The Greens have launched a new electricity policy today, and the key component is a target for 100% renewable electricity generation (under average hydrological conditions) by 2030. The obvious question is "is it achieveable"? The good news is that the answer is "yes".
That answer is in MBIE's Electricity Demand and Supply Generation Scenarios 2016 (see sheet 13), which show that almost all of our current thermal generation capacity is scheduled to be decommissioned due to age between 2020 and 2027 (the exception is the relatively new Huntly E3P plant, but that seems fine as a dry year backup). The challenge for meeting the target then isn't how to shut the existing generation down, but how to ensure that it is replaced by renewables rather than thermal generation. The Greens don't actually say how, but the obvious answer is to restore the thermal ban passed in 2008. With flat demand, plenty of already-consented wind waiting to be built, and untapped geothermal resources, it seems perfectly achieveable, at minimal cost. We're going to be replacing this generation anyway, so we might as well be clean rather than dirty.

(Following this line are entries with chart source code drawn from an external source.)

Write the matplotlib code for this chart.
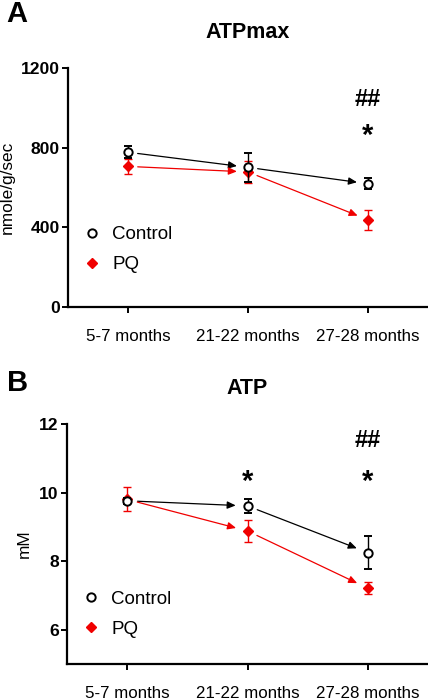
import matplotlib
matplotlib.use("Agg")
import matplotlib.pyplot as plt
from matplotlib.lines import Line2D
import numpy as np

plt.rcParams['font.family'] = ['Liberation Sans', 'DejaVu Sans']

categories = ["5-7 months", "21-22 months", "27-28 months"]

# Panel A: ATPmax (nmole/g/sec)
atpmax_control = [777, 701, 619]
atpmax_control_err = [30, 73, 29]
atpmax_pq = [706, 678, 438]
atpmax_pq_err = [37, 56, 51]

# Panel B: ATP (mM)
atp_control = [9.76, 9.61, 8.25]
atp_control_err = [0.09, 0.20, 0.48]
atp_pq = [9.80, 8.88, 7.21]
atp_pq_err = [0.35, 0.31, 0.17]

RED = '#f00000'
W, H = 428, 699
fig = plt.figure(figsize=(W / 100, H / 100), dpi=100)


def make_axes(left, top, right, bottom):
    return fig.add_axes([left / W, 1 - bottom / H, (right - left) / W, (bottom - top) / H])


def draw_panel(ax, ctrl, ctrl_err, pq, pq_err, ylim, yticks, ylabel, ylabel_x,
               shrinkA, shrinkB, marks, leg_y):
    x = np.arange(len(categories))
    # arrows
    for vals, col in ((ctrl, 'black'), (pq, RED)):
        for i in range(len(vals) - 1):
            ax.annotate('', xy=(x[i + 1], vals[i + 1]), xytext=(x[i], vals[i]),
                        arrowprops=dict(arrowstyle='-|>,head_length=0.5,head_width=0.22',
                                        color=col, lw=0.9, shrinkA=shrinkA, shrinkB=shrinkB,
                                        mutation_scale=10), zorder=2)
    ax.errorbar(x, pq, yerr=pq_err, fmt='D', color=RED, ms=5.5, mec=RED, mfc=RED,
                ecolor=RED, elinewidth=1.0, capsize=2.8, capthick=1.0, zorder=3)
    ax.errorbar(x, ctrl, yerr=ctrl_err, fmt='o', color='black', ms=6, mec='black',
                mfc='white', mew=1.4, ecolor='black', elinewidth=1.0, capsize=2.8,
                capthick=1.0, zorder=4)
    ax.set_xlim(-0.5, 2.5)
    ax.set_ylim(*ylim)
    ax.set_yticks(yticks)
    ax.set_xticks(x)
    ax.set_xticklabels(categories, fontsize=12.2)
    for lab in ax.get_yticklabels():
        lab.set_fontweight('bold')
        lab.set_fontsize(12.6)
    ax.tick_params(axis='x', length=4.5, width=1.4, pad=11)
    ax.tick_params(axis='y', length=4, width=1.4, pad=2)
    for s in ('top', 'right'):
        ax.spines[s].set_visible(False)
    for s in ('left', 'bottom'):
        ax.spines[s].set_linewidth(1.6)
    ax.set_ylabel(ylabel, fontsize=12.4)
    ax.yaxis.set_label_coords(ylabel_x, 0.5)
    for (xi, yi, txt) in marks:
        fs = 21 if txt == '*' else 17
        ax.text(xi, yi, txt, ha='center', va='center', fontsize=fs, fontweight='bold')
    handles = [
        Line2D([], [], ls='none', marker='o', ms=6, mec='black', mfc='white', mew=1.4),
        Line2D([], [], ls='none', marker='D', ms=5.5, mec=RED, mfc=RED),
    ]
    ax.legend(handles, ['Control', 'PQ'], loc='center left',
              bbox_to_anchor=(0.04, leg_y), frameon=False, fontsize=13.5,
              handlelength=1.0, handletextpad=0.6, labelspacing=0.7,
              borderpad=0, borderaxespad=0)


axA = make_axes(68, 68, 428, 307)
draw_panel(axA, atpmax_control, atpmax_control_err, atpmax_pq, atpmax_pq_err,
           (0, 1200), [0, 400, 800, 1200], 'nmole/g/sec', -0.147, 7, 8,
           [(2, 1040, '##'), (2, 860, '*')], 0.240)

axB = make_axes(67, 424, 428, 664)
draw_panel(axB, atp_control, atp_control_err, atp_pq, atp_pq_err,
           (5, 12), [6, 8, 10, 12], 'mM', -0.097, 7.5, 8.5,
           [(1, 10.3, '*'), (2, 11.53, '##'), (2, 10.3, '*')], 0.207)

fig.text(248 / W, 1 - 32 / H, 'ATPmax', ha='center', va='center', fontsize=15.5, fontweight='bold')
fig.text(247 / W, 1 - 389 / H, 'ATP', ha='center', va='center', fontsize=15.5, fontweight='bold')
fig.text(17 / W, 1 - 14 / H, 'A', ha='center', va='center', fontsize=21, fontweight='bold')
fig.text(17.5 / W, 1 - 383 / H, 'B', ha='center', va='center', fontsize=21, fontweight='bold')

fig.savefig('out.png', dpi=100)
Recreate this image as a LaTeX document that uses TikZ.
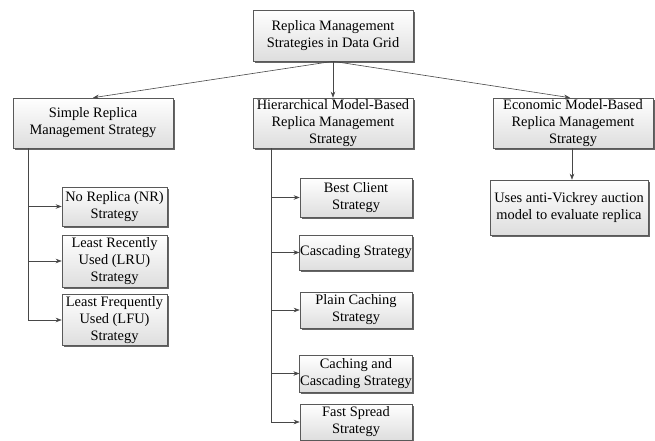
\documentclass[tikz,border=0pt]{standalone}
\usepackage{fontspec}
\setmainfont{Liberation Serif}
\usetikzlibrary{shadows,arrows.meta,calc}
\begin{document}
\begin{tikzpicture}[x=1pt,y=-1pt,
  box/.style={draw=black!65, line width=0.6pt, top color=white, bottom color=black!13,
    drop shadow={shadow xshift=1.5pt, shadow yshift=-1.5pt, fill=black!60, opacity=1},
    align=center, inner xsep=0.5pt, inner ysep=1pt,
    font=\fontsize{14.4}{17}\selectfont},
  conn/.style={draw=black!72, line width=0.6pt, -{Stealth[length=6pt,width=4.5pt]}}]
\useasboundingbox[fill=white] (0,0) rectangle (655,440);
\node[box, minimum width=160pt, minimum height=51pt] (top) at (333,35.5) {Replica Management\\Strategies in Data Grid};
\node[box, minimum width=160pt, minimum height=50pt] (simple) at (93,123) {Simple Replica\\Management Strategy};
\node[box, minimum width=160pt, minimum height=50pt] (hier) at (333,123) {Hierarchical Model-Based\\Replica Management\\Strategy};
\node[box, minimum width=160pt, minimum height=50pt] (econ) at (573,123) {Economic Model-Based\\Replica Management\\Strategy};
\node[box, minimum width=158pt, minimum height=55pt] (uses) at (569,207.5) {Uses anti-Vickrey auction\\model to evaluate replica};
\node[box, minimum width=105pt, minimum height=39pt] (nr) at (114.5,206.5) {No Replica (NR)\\Strategy};
\node[box, minimum width=105pt, minimum height=52pt] (lru) at (114.5,261) {Least Recently\\Used (LRU)\\Strategy};
\node[box, minimum width=105pt, minimum height=51pt] (lfu) at (114.5,320) {Least Frequently\\Used (LFU)\\Strategy};
\node[box, minimum width=112pt, minimum height=39pt] (bc) at (356,197.5) {Best Client\\Strategy};
\node[box, minimum width=112pt, minimum height=35pt] (cs) at (356,252.5) {Cascading Strategy};
\node[box, minimum width=112pt, minimum height=36pt] (pc) at (356,310) {Plain Caching\\Strategy};
\node[box, minimum width=112pt, minimum height=37pt] (ccs) at (356,373.5) {Caching and\\Cascading Strategy};
\node[box, minimum width=112pt, minimum height=36pt] (fs) at (356,422) {Fast Spread\\Strategy};
\coordinate (et) at ($(econ.north)+(-3,0)$);
\coordinate (es) at ($(econ.south)+(-1,0)$);
\draw[conn] (top.south) -- (simple.north);
\draw[conn] (top.south) -- (hier.north);
\draw[conn] (top.south) -- (et);
\draw[conn] (es) -- (es |- uses.north);
\coordinate (ss) at ($(simple.south west)+(16,0)$);
\foreach \n in {nr,lru,lfu} \draw[conn] (ss) |- (\n.west);
\coordinate (hs) at ($(hier.south west)+(19,0)$);
\foreach \n in {bc,cs,pc,ccs,fs} \draw[conn] (hs) |- (\n.west);
\end{tikzpicture}
\end{document}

What if demand isn't flat? The long-term risk here is electric cars, which will mean that the energy they currently get from burning petrol will have to come from the electricity grid. Over the term of this policy that's not a big effect - there are currently only 2000 electric vehicles in New Zealand and while the government wants that to double every year, we'd just build extra wind. In the long run, we seem to be heading for cheaper photovoltaics and battery storage which will allow them to be charged from daytime peak, so policy is a matter of positioning to enable that future. On the other side, if Tiwai Point shuts down, then those thermal plants will close earlier, and we'll chieve the target that much faster.

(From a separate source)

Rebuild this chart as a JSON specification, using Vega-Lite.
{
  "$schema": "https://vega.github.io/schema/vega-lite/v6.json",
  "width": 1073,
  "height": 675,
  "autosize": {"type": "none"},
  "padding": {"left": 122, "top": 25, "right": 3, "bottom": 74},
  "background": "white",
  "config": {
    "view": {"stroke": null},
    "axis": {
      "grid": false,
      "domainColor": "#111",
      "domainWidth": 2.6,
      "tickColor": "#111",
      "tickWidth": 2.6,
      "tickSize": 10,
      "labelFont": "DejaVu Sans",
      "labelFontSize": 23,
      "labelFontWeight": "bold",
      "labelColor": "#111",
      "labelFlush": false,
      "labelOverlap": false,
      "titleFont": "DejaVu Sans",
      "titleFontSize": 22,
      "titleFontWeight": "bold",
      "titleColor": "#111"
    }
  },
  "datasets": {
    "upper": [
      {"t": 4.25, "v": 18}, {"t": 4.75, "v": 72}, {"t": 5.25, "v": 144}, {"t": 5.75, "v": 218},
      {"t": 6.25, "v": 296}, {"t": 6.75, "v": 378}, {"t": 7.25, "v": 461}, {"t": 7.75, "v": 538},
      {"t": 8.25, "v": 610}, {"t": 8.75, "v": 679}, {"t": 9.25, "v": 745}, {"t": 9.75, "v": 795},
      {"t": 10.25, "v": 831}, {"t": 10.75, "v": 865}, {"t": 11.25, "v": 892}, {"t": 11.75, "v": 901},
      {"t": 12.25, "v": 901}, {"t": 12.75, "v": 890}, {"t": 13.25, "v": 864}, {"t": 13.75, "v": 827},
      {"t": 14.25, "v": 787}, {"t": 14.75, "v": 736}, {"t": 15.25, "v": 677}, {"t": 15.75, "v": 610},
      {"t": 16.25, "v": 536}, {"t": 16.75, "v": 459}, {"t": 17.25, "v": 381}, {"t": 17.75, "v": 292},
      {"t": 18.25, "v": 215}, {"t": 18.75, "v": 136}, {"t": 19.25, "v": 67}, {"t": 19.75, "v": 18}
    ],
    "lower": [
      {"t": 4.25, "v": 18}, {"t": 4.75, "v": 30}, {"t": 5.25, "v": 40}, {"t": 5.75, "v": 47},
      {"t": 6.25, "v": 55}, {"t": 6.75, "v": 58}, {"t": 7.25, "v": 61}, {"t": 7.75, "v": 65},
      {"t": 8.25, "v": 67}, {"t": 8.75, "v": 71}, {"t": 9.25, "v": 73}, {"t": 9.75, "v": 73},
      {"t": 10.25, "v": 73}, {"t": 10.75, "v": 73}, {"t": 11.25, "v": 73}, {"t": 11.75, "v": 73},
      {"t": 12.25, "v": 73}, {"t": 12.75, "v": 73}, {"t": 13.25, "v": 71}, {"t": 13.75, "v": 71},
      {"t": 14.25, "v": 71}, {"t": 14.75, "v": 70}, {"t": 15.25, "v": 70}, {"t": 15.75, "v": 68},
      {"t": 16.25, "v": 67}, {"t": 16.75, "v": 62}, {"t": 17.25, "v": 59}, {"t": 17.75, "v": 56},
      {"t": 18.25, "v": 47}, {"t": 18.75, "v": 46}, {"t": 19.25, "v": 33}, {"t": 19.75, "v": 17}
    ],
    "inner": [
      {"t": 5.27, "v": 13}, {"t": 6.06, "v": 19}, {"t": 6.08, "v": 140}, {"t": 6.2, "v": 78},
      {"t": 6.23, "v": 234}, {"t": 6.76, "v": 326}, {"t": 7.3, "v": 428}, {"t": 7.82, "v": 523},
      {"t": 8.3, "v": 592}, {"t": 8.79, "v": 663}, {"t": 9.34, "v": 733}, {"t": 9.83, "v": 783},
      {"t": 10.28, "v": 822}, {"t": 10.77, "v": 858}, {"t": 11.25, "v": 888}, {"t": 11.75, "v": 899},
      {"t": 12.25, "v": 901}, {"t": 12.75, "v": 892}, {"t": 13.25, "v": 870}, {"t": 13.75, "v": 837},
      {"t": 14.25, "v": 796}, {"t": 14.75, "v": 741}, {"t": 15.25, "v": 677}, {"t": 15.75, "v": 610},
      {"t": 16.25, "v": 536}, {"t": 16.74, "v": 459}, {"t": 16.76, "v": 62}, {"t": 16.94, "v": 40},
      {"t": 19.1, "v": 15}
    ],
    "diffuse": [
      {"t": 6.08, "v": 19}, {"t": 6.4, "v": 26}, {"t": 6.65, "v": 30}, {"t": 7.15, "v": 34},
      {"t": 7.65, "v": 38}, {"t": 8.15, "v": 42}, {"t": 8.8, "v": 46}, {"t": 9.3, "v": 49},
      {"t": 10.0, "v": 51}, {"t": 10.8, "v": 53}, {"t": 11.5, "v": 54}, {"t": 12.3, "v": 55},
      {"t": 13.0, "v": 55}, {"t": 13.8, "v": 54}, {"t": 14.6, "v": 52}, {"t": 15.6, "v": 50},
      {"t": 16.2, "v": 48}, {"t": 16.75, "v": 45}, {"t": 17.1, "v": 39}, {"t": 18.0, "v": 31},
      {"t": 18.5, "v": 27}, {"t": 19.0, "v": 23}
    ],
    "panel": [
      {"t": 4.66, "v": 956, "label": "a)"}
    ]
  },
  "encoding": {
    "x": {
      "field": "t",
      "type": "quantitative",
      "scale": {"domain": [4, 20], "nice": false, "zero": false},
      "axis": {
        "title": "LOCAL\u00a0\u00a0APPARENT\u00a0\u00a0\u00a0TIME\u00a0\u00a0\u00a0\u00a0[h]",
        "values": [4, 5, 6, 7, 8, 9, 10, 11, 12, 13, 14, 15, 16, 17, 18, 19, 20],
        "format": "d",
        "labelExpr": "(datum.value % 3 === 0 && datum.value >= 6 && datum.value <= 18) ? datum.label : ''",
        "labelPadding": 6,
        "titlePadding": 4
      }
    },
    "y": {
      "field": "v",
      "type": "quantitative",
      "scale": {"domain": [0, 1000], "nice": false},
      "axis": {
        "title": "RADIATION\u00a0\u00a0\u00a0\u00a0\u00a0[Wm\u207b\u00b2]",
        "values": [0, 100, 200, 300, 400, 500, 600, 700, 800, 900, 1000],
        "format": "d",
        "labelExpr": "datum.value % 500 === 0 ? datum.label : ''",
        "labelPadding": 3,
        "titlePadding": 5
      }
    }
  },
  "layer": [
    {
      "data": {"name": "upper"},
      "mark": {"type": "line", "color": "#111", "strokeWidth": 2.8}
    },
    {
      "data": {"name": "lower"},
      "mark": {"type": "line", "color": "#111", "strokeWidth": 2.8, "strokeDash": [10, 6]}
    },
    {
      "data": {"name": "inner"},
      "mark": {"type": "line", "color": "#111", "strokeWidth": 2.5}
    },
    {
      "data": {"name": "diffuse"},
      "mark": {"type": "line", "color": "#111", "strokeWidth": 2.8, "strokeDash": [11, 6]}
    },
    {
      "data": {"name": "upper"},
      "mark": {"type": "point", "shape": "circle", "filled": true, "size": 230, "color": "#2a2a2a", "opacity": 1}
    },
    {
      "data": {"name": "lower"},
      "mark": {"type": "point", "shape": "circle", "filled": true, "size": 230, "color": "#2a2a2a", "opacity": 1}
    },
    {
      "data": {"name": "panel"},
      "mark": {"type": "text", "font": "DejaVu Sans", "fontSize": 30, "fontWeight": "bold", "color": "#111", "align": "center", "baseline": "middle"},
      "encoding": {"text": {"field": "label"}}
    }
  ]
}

Basicly, its do-able, and with climate change getting worse, seems like its worth doing. we're not going to make things better by continuing to burn coal and gas.
(There's also some other stuff in the policy: a "winter warm up" payment for low-income households to ease winter electricity costs. Funded by government electricity SOE dividends, but should have significant health benefits. And the usual tinkering with electricity market structures and regulation, but that's less interesting than the headline target).